The Greater Cambridge Shared Waste Service – a partnership between South Cambridgeshire district and Cambridge city councils – has rolled out its first electric refuse collection vehicle (RCV).
The fully electric Dennis Eagle ‘eCollect’ costs around £400,000, which the partnership says is more than the approximate £185,000 cost of a diesel bin lorry.
However the partnership said this highlights its the two council’s commitment to the“growing climate emergency”, and the Shared Waste Service says it will eventually replace all current 55 diesel vehicles across its fleet with electric or hydrogen lorries.
Cambridge city council’s executive councillor for climate change, Rosy Moore, said:
“Our shared waste service eventually aims to replace all bin lorries with zero emission options – by 2028 at the latest.
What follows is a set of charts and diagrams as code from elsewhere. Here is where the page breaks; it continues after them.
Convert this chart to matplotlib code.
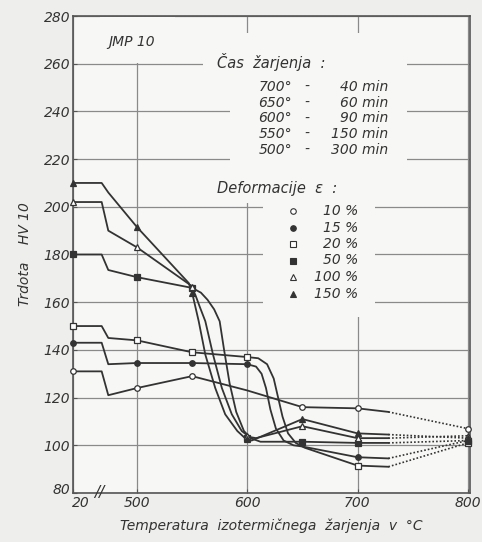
import matplotlib
matplotlib.use('Agg')
import matplotlib.pyplot as plt
import matplotlib.transforms as mtransforms
from matplotlib.patches import Rectangle
import numpy as np

# x position used for the cold-worked state (20 °C) on the broken axis
X20 = 442

# curve traces (x in axis position, HV 10)
x10 = [442, 468, 474, 500, 550, 600, 650, 700, 728, 800]
y10 = [131, 131, 121, 124, 129, 123, 116, 115.5, 114, 107]
x15 = [442, 468, 474, 500, 550, 600, 608, 613, 617, 621, 626, 633, 642, 650, 700, 728, 800]
y15 = [143, 143, 134, 134.5, 134.5, 134, 133, 130, 124, 115, 107, 102, 100, 99.5, 95, 94.5, 102]
x20 = [442, 468, 474, 500, 550, 600, 610, 618, 624, 628, 632, 637, 644, 652, 700, 728, 800]
y20 = [150, 150, 145, 144, 139, 137, 136.5, 134, 128, 120, 112, 105, 101, 99, 91.5, 91, 101]
x50 = [442, 468, 474, 500, 550, 558, 564, 570, 575, 579, 584, 590, 597, 603, 612, 650, 700, 728, 800]
y50 = [180, 180, 173.5, 170.5, 166, 164, 161, 157, 152, 140, 126, 114, 106, 103, 101.5, 101.5, 101, 101, 102]
x100 = [442, 468, 474, 500, 549, 553, 557, 562, 569, 577, 586, 595, 602, 608, 650, 700, 728, 800]
y100 = [202, 202, 190, 183, 167, 163, 158, 152, 138, 124, 113, 106, 103.5, 103, 108, 103, 103, 104]
x150 = [442, 468, 474, 500, 547, 550, 553, 556, 562, 571, 580, 591, 598, 604, 650, 700, 728, 800]
y150 = [210, 210, 206, 191.5, 168, 164, 158, 152, 138, 124, 113, 106, 103, 102, 111, 105, 104.5, 103]

# measured points (markers)
mx10 = [442, 500, 550, 650, 700, 800]
my10 = [131, 124, 129, 116, 115.5, 107]
mx15 = [442, 500, 550, 600, 700, 800]
my15 = [143, 134.5, 134.5, 134, 95, 102]
mx20 = [442, 500, 550, 600, 700, 800]
my20 = [150, 144, 139, 137, 91.5, 101]
mx50 = [442, 500, 550, 600, 650, 700, 800]
my50 = [180, 170.5, 166, 103, 101.5, 101, 102]
mx100 = [442, 500, 550, 600, 650, 700, 800]
my100 = [202, 183, 166.5, 104, 108, 103, 104]
mx150 = [442, 500, 550, 600, 650, 700, 800]
my150 = [210, 191.5, 164, 102.5, 111, 105, 103]

labels = ['10 %', '15 %', '20 %', '50 %', '100 %', '150 %']
times = [('700°', '40 min'), ('650°', '60 min'), ('600°', '90 min'),
         ('550°', '150 min'), ('500°', '300 min')]

xticks = [X20, 500, 600, 700, 800]
xticklabels = ['20', '500', '600', '700', '800']

ink = '#333333'
bg_fig = '#eeeeec'
bg_ax = '#f7f7f5'
plt.rcParams['font.family'] = ['DejaVu Sans']
plt.rcParams['font.style'] = 'italic'

fig = plt.figure(figsize=(4.82, 5.42), dpi=100, facecolor=bg_fig)
ax = fig.add_axes([73 / 482, 49 / 542, 397 / 482, 477 / 542], facecolor=bg_ax)
ax.set_xlim(442, 802)
ax.set_ylim(80, 280)
ax.set_axisbelow(True)
ax.set_xticks(xticks)
ax.set_xticklabels(xticklabels, fontsize=10, color=ink)
ax.set_yticks(np.arange(80, 281, 20))
ax.set_yticklabels([str(v) for v in range(80, 281, 20)], fontsize=10, color=ink)
ax.tick_params(length=3, direction='in', color='#555555', pad=2)
ax.grid(True, color='#8a8a8a', lw=0.9)
for s in ax.spines.values():
    s.set_color('#555555')
    s.set_linewidth(1.2)

# nudge the corner labels apart like in the drawing ("80" up, "20" right)
ax.get_xticklabels()[0].set_transform(ax.get_xticklabels()[0].get_transform() +
                                      mtransforms.ScaledTranslation(0.08, 0, fig.dpi_scale_trans))
ax.get_yticklabels()[0].set_transform(ax.get_yticklabels()[0].get_transform() +
                                      mtransforms.ScaledTranslation(0, 0.04, fig.dpi_scale_trans))


def px(x0, y0, x1, y1):
    # pixel box -> axes fraction rectangle, used to blank grid behind lettering
    return Rectangle(((x0 - 73) / 397, (493 - y1) / 477), (x1 - x0) / 397, (y1 - y0) / 477,
                     transform=ax.transAxes, facecolor=bg_ax, edgecolor='none', zorder=1)


for box in [(230, 33, 407, 170), (203, 55, 373, 70), (240, 33, 256, 203),
            (263, 170, 375, 317), (100, 17, 175, 63)]:
    ax.add_patch(px(*box))

series = [(x10, y10, mx10, my10, 'o', 'white'),
          (x15, y15, mx15, my15, 'o', ink),
          (x20, y20, mx20, my20, 's', 'white'),
          (x50, y50, mx50, my50, 's', ink),
          (x100, y100, mx100, my100, '^', 'white'),
          (x150, y150, mx150, my150, '^', ink)]

for xs, ys, mxs, mys, mk, fc in series:
    k = xs.index(728)
    ax.plot(xs[:k + 1], ys[:k + 1], color=ink, lw=1.3, zorder=2)
    ax.plot(xs[k:], ys[k:], color=ink, lw=1.2, ls=(0, (1, 1.2)), zorder=2)
    ax.plot(mxs, mys, ls='none', marker=mk, ms=4, mfc=fc, mec=ink, mew=0.9, zorder=3,
            clip_on=False)

# axis break mark
ax.text(466, 80, '//', fontsize=11, color=ink, ha='center', va='center', zorder=4)

# annotations
tr = ax.transAxes
def fx(p): return (p - 73) / 397
def fy(p): return (493 - p) / 477

ax.text(fx(108), fy(42), 'JMP 10', transform=tr, fontsize=10, color=ink, va='center')
ax.text(fx(217), fy(62), 'Čas  žarjenja  :', transform=tr, fontsize=10.5, color=ink, va='center')
for i, (t, d) in enumerate(times):
    yy = fy(87 + i * 15.7)
    ax.text(fx(292), yy, t, transform=tr, fontsize=10, color=ink, ha='right', va='center')
    ax.text(fx(307), yy, '-', transform=tr, fontsize=10, color=ink, ha='center', va='center')
    ax.text(fx(388), yy, d, transform=tr, fontsize=10, color=ink, ha='right', va='center')

ax.text(fx(217), fy(188), 'Deformacije  ε  :', transform=tr, fontsize=10.5, color=ink, va='center')
for i, (lab, s) in enumerate(zip(labels, series)):
    yy = fy(211 + i * 16.5)
    ax.plot([fx(293)], [yy], transform=tr, ls='none', marker=s[4], ms=4, mfc=s[5],
            mec=ink, mew=0.8, zorder=3)
    ax.text(fx(358), yy, lab, transform=tr, fontsize=10, color=ink, ha='right', va='center')

ax.set_xlabel('Temperatura  izotermičnega  žarjenja  v  °C', fontsize=10, color=ink, labelpad=6)
ax.set_ylabel('Trdota    HV 10', fontsize=10, color=ink, labelpad=8)

fig.savefig('out.png', dpi=100, facecolor=bg_fig)
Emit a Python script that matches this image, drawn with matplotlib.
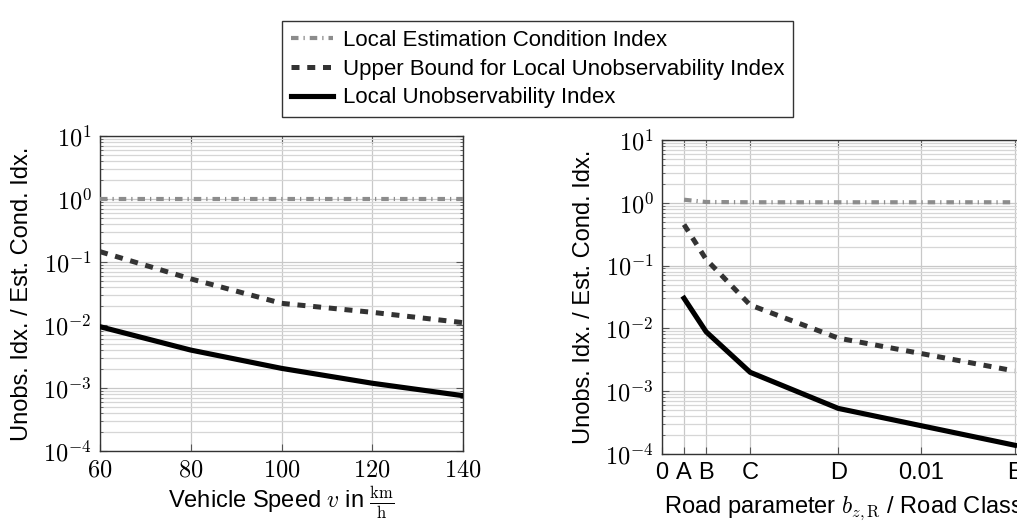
import matplotlib
matplotlib.use("Agg")
import matplotlib.pyplot as plt
from matplotlib.ticker import FixedLocator, LogLocator, NullFormatter

plt.rcParams['font.family'] = ['Liberation Sans', 'DejaVu Sans']
plt.rcParams['mathtext.fontset'] = 'cm'
plt.rcParams['font.size'] = 17

# left panel: vehicle speed
speed = [60, 80, 100, 120, 140]
speed_cond = [1.0, 1.0, 1.0, 1.0, 1.0]
speed_bound = [0.146, 0.054, 0.0221, 0.0159, 0.0109]
speed_lui = [0.0094, 0.0040, 0.00205, 0.00119, 0.000755]
speed_ticks = [60, 80, 100, 120, 140]

# right panel: road parameter / road class
road_x = [0.00085, 0.0017, 0.0034, 0.0068, 0.0136]
road_cond = [1.12, 1.03, 1.02, 1.02, 1.02]
road_bound = [0.45, 0.126, 0.0236, 0.0070, 0.0021]
road_lui = [0.0302, 0.00885, 0.0020, 0.000532, 0.000138]
road_ticks = [0, 0.00085, 0.0017, 0.0034, 0.0068, 0.01, 0.0136]
road_ticklabels = ["0", "A", "B", "C", "D", "0.01", "E"]

labels = ["Local Estimation Condition Index",
          "Upper Bound for Local Unobservability Index",
          "Local Unobservability Index"]

W, H = 1017, 522
fig = plt.figure(figsize=(W / 100, H / 100), dpi=100)
ax1 = fig.add_axes([100 / W, (H - 451) / H, 363 / W, 315 / H])
ax2 = fig.add_axes([662 / W, (H - 454) / H, 363 / W, 314 / H])

ytick_vals = [1e-4, 1e-3, 1e-2, 1e-1, 1e0, 1e1]
ytick_labels = [r'$10^{%d}$' % e for e in range(-4, 2)]


def style(ax, x, cond, bound, lui):
    l1, = ax.plot(x, cond, color='#8c8c8c', lw=3.0, dashes=(1.8, 1.2, 0.3, 1.2),
                  label=labels[0], zorder=3)
    l2, = ax.plot(x, bound, color='#333333', lw=3.6, dashes=(1.6, 1.55),
                  label=labels[1], zorder=3)
    l3, = ax.plot(x, lui, color='black', lw=3.7, label=labels[2], zorder=3)
    ax.set_yscale('log')
    ax.set_ylim(1e-4, 1e1)
    ax.yaxis.set_major_locator(FixedLocator(ytick_vals))
    ax.set_yticklabels(ytick_labels, fontsize=17.5)
    ax.yaxis.set_minor_locator(LogLocator(base=10, subs=range(2, 10), numticks=20))
    ax.yaxis.set_minor_formatter(NullFormatter())
    ax.grid(True, which='major', color='#c8c8c8', lw=0.9)
    ax.grid(True, which='minor', axis='y', color='#d6d6d6', lw=0.9)
    ax.set_axisbelow(True)
    ax.tick_params(which='both', direction='in', top=True, right=True,
                   color='#555555')
    ax.tick_params(which='major', length=5, pad=6)
    ax.tick_params(which='minor', length=2.5)
    for s in ax.spines.values():
        s.set_color('#333333')
        s.set_linewidth(1.0)
    ax.set_ylabel("Unobs. Idx. / Est. Cond. Idx.", labelpad=7)
    return [l1, l2, l3]


handles = style(ax1, speed, speed_cond, speed_bound, speed_lui)
ax1.set_xlim(60, 140)
ax1.set_xticks(speed_ticks)
ax1.set_xticklabels([r'$%d$' % v for v in speed_ticks], fontsize=17.5)
ax1.set_xlabel(r"Vehicle Speed $v$ in $\frac{\mathrm{km}}{\mathrm{h}}$", labelpad=2)

style(ax2, road_x, road_cond, road_bound, road_lui)
ax2.set_xlim(0, 0.014)
ax2.set_xticks(road_ticks)
ax2.set_xticklabels(road_ticklabels)
ax2.set_xlabel(r"Road parameter $b_{z,\mathrm{R}}$ / Road Class", labelpad=7)

leg = fig.legend(handles=handles, labels=labels, loc='upper center',
                 bbox_to_anchor=(0.5285, 0.981), fancybox=False, framealpha=1,
                 edgecolor='#333333', handlelength=1.9, handletextpad=0.45,
                 labelspacing=0.35, borderpad=0.4, fontsize=16)
leg.get_frame().set_linewidth(1.0)

fig.savefig("out.png", dpi=100)
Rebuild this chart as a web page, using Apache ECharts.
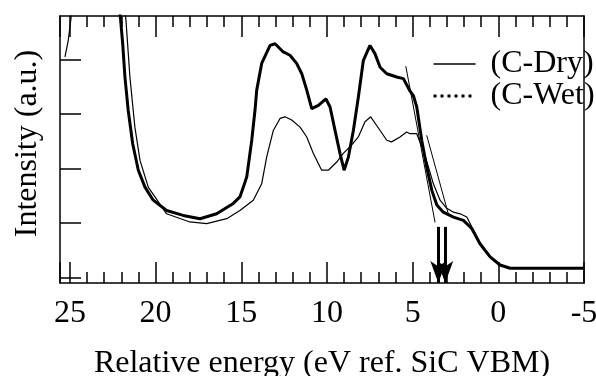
<!DOCTYPE html>
<html>
<head>
<meta charset="utf-8">
<script src="https://cdn.jsdelivr.net/npm/echarts@6/dist/echarts.min.js"></script>
<style>
html, body { margin: 0; padding: 0; background: #fff; }
#chart { width: 596px; height: 376px; }
</style>
</head>
<body>
<div id="chart"></div>
<script>
// 能量 (eV) 和强度读数
var dryEnergy = [25.29, 25.1, 24.94, 24.8, 22.0, 21.73, 21.5, 21.21, 20.91, 20.43, 19.36, 18.0, 17.02, 15.85, 15.08, 14.3, 13.81, 13.52, 13.13, 12.74, 12.45, 12.06, 11.57, 11.18, 10.8, 10.31, 9.92, 9.43, 9.05, 8.65, 8.17, 7.78, 7.45, 7.1, 6.51, 6.23, 5.74, 5.35, 5.15, 4.76, 4.47, 4.37, 4.08, 3.79, 3.4, 3.01, 2.62, 2.23, 1.84, 1.55, 1.07, 0.48, -0.1, -0.69, -5.0]
var dryValue = [4.05, 4.35, 4.75, 5.5, 5.5, 4.72, 3.68, 2.76, 2.15, 1.66, 1.17, 1.02, 0.99, 1.08, 1.23, 1.42, 1.72, 2.21, 2.7, 2.92, 2.95, 2.89, 2.76, 2.58, 2.28, 1.97, 1.97, 2.12, 2.28, 2.4, 2.58, 2.86, 2.95, 2.79, 2.52, 2.49, 2.58, 2.67, 2.64, 2.64, 2.4, 2.34, 2.03, 1.72, 1.42, 1.27, 1.2, 1.17, 1.11, 0.93, 0.64, 0.39, 0.24, 0.18, 0.18]
var wetEnergy = [22.3, 22.04, 21.92, 21.79, 21.6, 21.34, 21.01, 20.62, 20.14, 19.36, 18.39, 17.41, 16.44, 15.47, 15.08, 14.88, 14.68, 14.39, 14.2, 14.1, 13.81, 13.32, 13.03, 12.55, 12.16, 11.77, 11.47, 11.18, 10.89, 10.5, 10.06, 9.82, 9.53, 9.24, 9.0, 8.75, 8.46, 8.17, 7.88, 7.49, 7.2, 6.9, 6.51, 5.93, 5.54, 5.15, 4.96, 4.76, 4.47, 4.18, 3.88, 3.59, 3.21, 2.62, 2.04, 1.55, 1.07, 0.48, -0.1, -0.69, -5.0]
var wetValue = [5.5, 4.72, 4.29, 3.68, 3.07, 2.46, 1.97, 1.66, 1.42, 1.23, 1.14, 1.08, 1.17, 1.36, 1.48, 1.66, 1.85, 2.52, 3.07, 3.44, 3.93, 4.26, 4.29, 4.14, 4.08, 3.93, 3.74, 3.44, 3.1, 3.16, 3.28, 3.13, 2.7, 2.28, 1.97, 2.21, 2.7, 3.31, 3.98, 4.26, 4.11, 3.86, 3.74, 3.68, 3.65, 3.42, 3.34, 3.13, 2.52, 2.03, 1.6, 1.33, 1.2, 1.11, 1.05, 0.9, 0.62, 0.38, 0.23, 0.17, 0.17]
// 前沿拟合直线 [E1, I1, E2, I2]
var fitLines = [[5.40, 3.88, 3.69, 1.01], [4.18, 2.61, 2.92, 1.17]]
// 箭头位置 (eV)
var arrowEnergy = [3.5, 3.1]
var arrowTop = 0.93
var xTicks = [25, 20, 15, 10, 5, 0, -5]
var yTicks = [0, 1, 2, 3, 4]

var font = "'Liberation Serif', 'DejaVu Serif', serif"
var xMin = -5
var xMax = 25.58
var yMin = -0.1
var yMax = 4.8

function zip (xs, ys) {
  return xs.map(function (x, i) { return [x, ys[i]] })
}

var chart = echarts.init(document.getElementById('chart'))

function xAxisCfg (pos, major) {
  return {
    type: 'value',
    position: pos,
    inverse: true,
    min: xMin,
    max: xMax,
    interval: major ? 5 : 1,
    axisLine: { show: major, onZero: false, lineStyle: { color: '#000', width: 1.5 } },
    axisTick: { show: true, inside: true, length: major ? 21 : 11, lineStyle: { color: '#000', width: 1.5 } },
    axisLabel: { show: false },
    splitLine: { show: false }
  }
}

var bottomAxis = xAxisCfg('bottom', true)
bottomAxis.axisLabel = {
  show: true,
  customValues: xTicks,
  margin: 15,
  color: '#000',
  fontSize: 32,
  fontFamily: font
}
bottomAxis.name = 'Relative energy (eV ref. SiC VBM)'
bottomAxis.nameLocation = 'middle'
bottomAxis.nameGap = 65
bottomAxis.nameTextStyle = { color: '#000', fontSize: 32, fontFamily: font }

chart.setOption({
  animation: false,
  backgroundColor: '#fff',
  grid: { left: 60, right: 12, top: 16, bottom: 93, containLabel: false, outerBoundsMode: 'none' },
  legend: {
    orient: 'vertical',
    left: 432,
    top: 48,
    padding: 0,
    itemGap: 0,
    itemWidth: 42,
    itemHeight: 14,
    formatter: '({name})',
    textStyle: { color: '#000', fontSize: 32, fontFamily: font, lineHeight: 28, padding: [0, 0, 0, 10] },
    data: [
      { name: 'C-Dry', itemStyle: { opacity: 0 }, lineStyle: { width: 1.5 } },
      { name: 'C-Wet', itemStyle: { opacity: 0 }, lineStyle: { width: 3, type: [3, 4] } }
    ]
  },
  xAxis: [bottomAxis, xAxisCfg('bottom', false), xAxisCfg('top', true), xAxisCfg('top', false)],
  yAxis: [
    {
      type: 'value',
      position: 'left',
      min: yMin,
      max: yMax,
      axisLine: { show: true, onZero: false, lineStyle: { color: '#000', width: 1.5 } },
      axisTick: { show: true, inside: true, length: 21, customValues: yTicks, lineStyle: { color: '#000', width: 1.5 } },
      axisLabel: { show: false },
      splitLine: { show: false },
      name: 'Intensity (a.u.)',
      nameLocation: 'middle',
      nameGap: 16,
      nameTextStyle: { color: '#000', fontSize: 32, fontFamily: font, padding: [0, 0, 0, 12] }
    },
    {
      type: 'value',
      position: 'right',
      min: yMin,
      max: yMax,
      axisLine: { show: true, onZero: false, lineStyle: { color: '#000', width: 1.5 } },
      axisTick: { show: false },
      axisLabel: { show: false },
      splitLine: { show: false }
    }
  ],
  series: [
    {
      name: 'C-Dry',
      type: 'line',
      symbol: 'none',
      data: zip(dryEnergy, dryValue),
      lineStyle: { color: '#000', width: 1.2 },
      itemStyle: { color: '#000' },
      markLine: {
        silent: true,
        symbol: ['none', 'none'],
        label: { show: false },
        lineStyle: { color: '#000', width: 1, type: 'solid' },
        data: fitLines.map(function (f) {
          return [{ coord: [f[0], f[1]] }, { coord: [f[2], f[3]] }]
        })
      }
    },
    {
      name: 'C-Wet',
      type: 'line',
      symbol: 'none',
      data: zip(wetEnergy, wetValue),
      lineStyle: { color: '#000', width: 3 },
      itemStyle: { color: '#000' },
      markLine: {
        silent: true,
        symbol: ['none', 'arrow'],
        symbolSize: [12, 22],
        label: { show: false },
        lineStyle: { color: '#000', width: 3, type: 'solid' },
        itemStyle: { color: '#000' },
        data: arrowEnergy.map(function (e) {
          return [{ coord: [e, arrowTop] }, { coord: [e, yMin] }]
        })
      }
    }
  ]
})
</script>
</body>
</html>
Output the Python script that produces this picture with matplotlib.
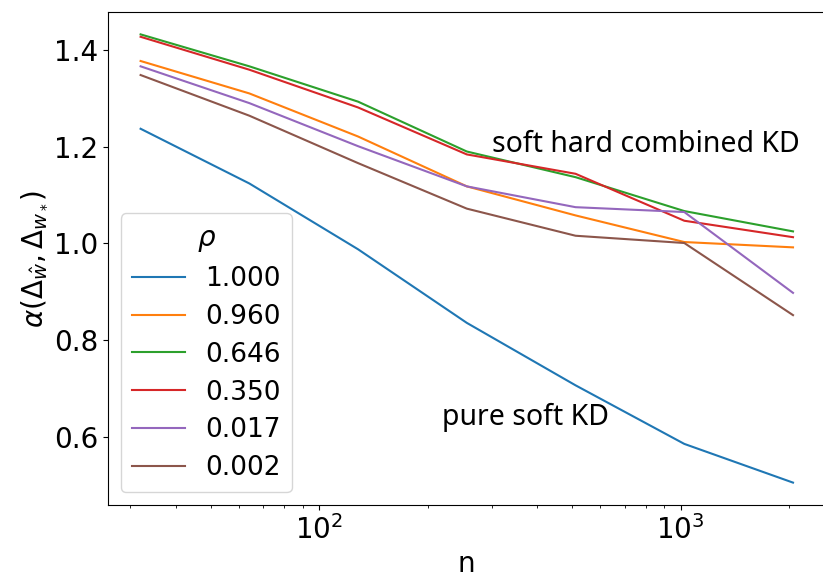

As well as reducing our carbon emissions, electric vehicles also contribute to cleaner air and given our focus on air quality, this is another reason we’ve made this purchase.”
The current diesel vehicles that collect waste and recycling in Cambridge are among the largest CO2 emitters in both councils, according to the Shared Waste Service.
The service reportedly uses around 50,000 litres of diesel a month with a cost of £55,000.
Ms Moore added:
“It’s an exciting new technology but inside the lorry itself it is quite like what we already have. So, we know our crews will quickly become familiar with it. As well as electric vehicles, we’re also investigating the possibility of testing vehicles that are powered by hydrogen in future too. We’re committed to doing what we can to cut our own carbon emissions and decarbonising our waste fleet will be a big step towards this.”